Carlsberg to close Cardinal brewery in Fribourg
This move is part of the ongoing optimisation of the production network in the Carlsberg Group. For Carlsberg, Switzerland is just a tiny country in the heart of Europe. Why respect Swiss patriotism and maintain a network of costly production sites, if the beer volume can be split between two breweries less than a 90 minute drive apart – albeit in two different countries?
What Carlsberg plans to do is transfer the production of alcohol-free beer for export from the Feldschlösschen brewery (Switzerland) to the Kronenbourg brewery in Obernai (France). The Obernai brewery became part of the Carlsberg Group following the acquisition of Scottish & Newcastle (including Brasseries Kronenbourg) in 2008.That way, Feldschlösschen has the capacity to take on all the volume currently produced at the Cardinal brewery in Fribourg.
The Cardinal brewery has an annual capacity of 1 million hl, only 40 percent of which were used last year, while the Feldschlösschen brewery has 2 million hl.
If you crunch numbers for a living, the decision to close the Cardinal brewery will make sense.
But if you happen to be Wilhelm Tell reincarnate?

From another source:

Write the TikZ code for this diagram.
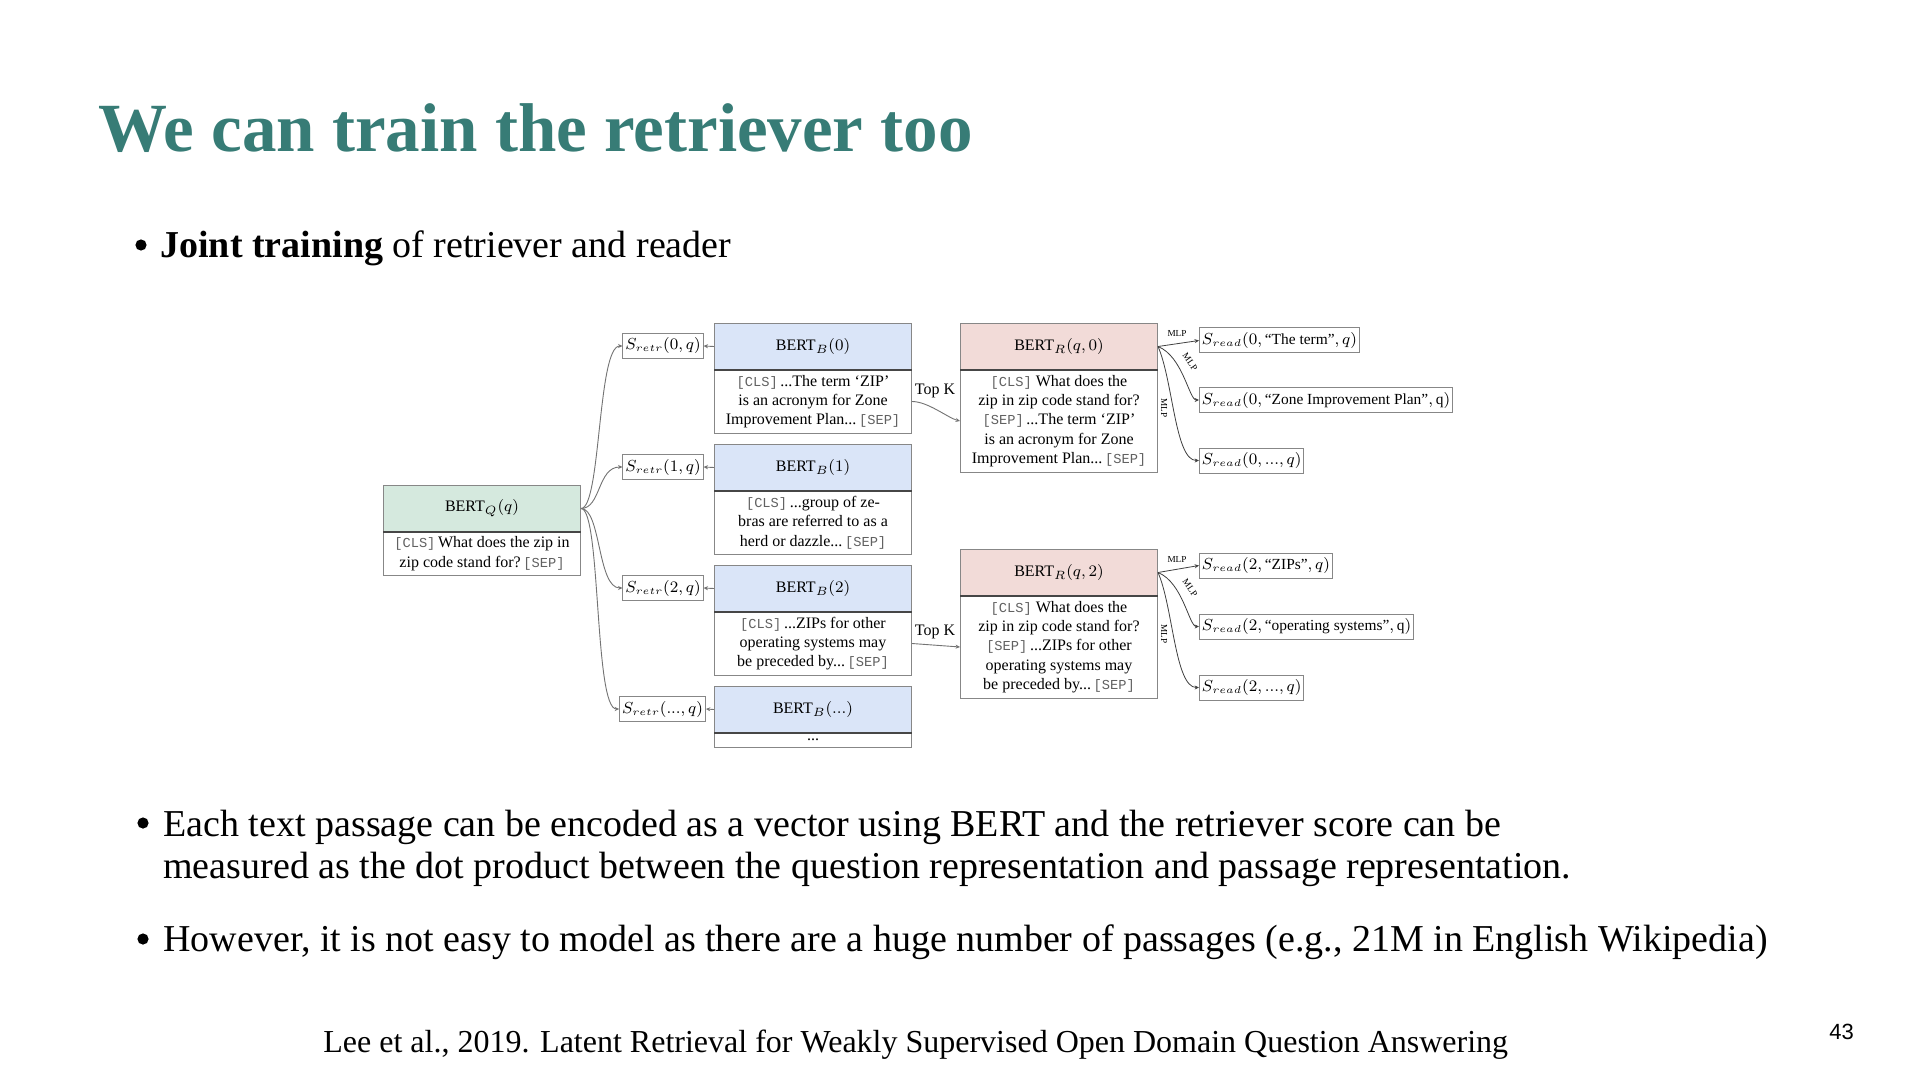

It could mean that beer will be spilt in the streets of Fribourg.
In all fairness it needs to be said that Swiss brewers – before they were taken over by Carlsberg and Heineken – did not shy away from brewery closures either. In 1996, when Feldschlösschen first tried to shut down the Cardinal brewery by axing 200 of its 300 jobs, 10,000 Fribourg burghers took to the streets, 80,000 signed a petition and Feldschlösschen backed down.
A Carlsberg spokesman declined to give any estimate of the financial impact of the closure, but said that 75 affected employees in Fribourg will either be offered alternative employment within Feldschlösschen or will retire.
Feldschlösschen also has a microbrewery in Sion, with a capacity of 50,000 hl, which will be retained, Carlsberg said.
According to Swiss media estimates, Carlsberg has a market share of about 40 percent; Heineken (Calanda, Haldengut und Eichhof ) has perhaps 28 percent; imports account for 21 percent of consumption. The remainder is shared by Switzerland’s 300 odd microbreweries.
Beer consumption is less than 60 litres per capita, down from 70 litres at the beginning of the 1990s.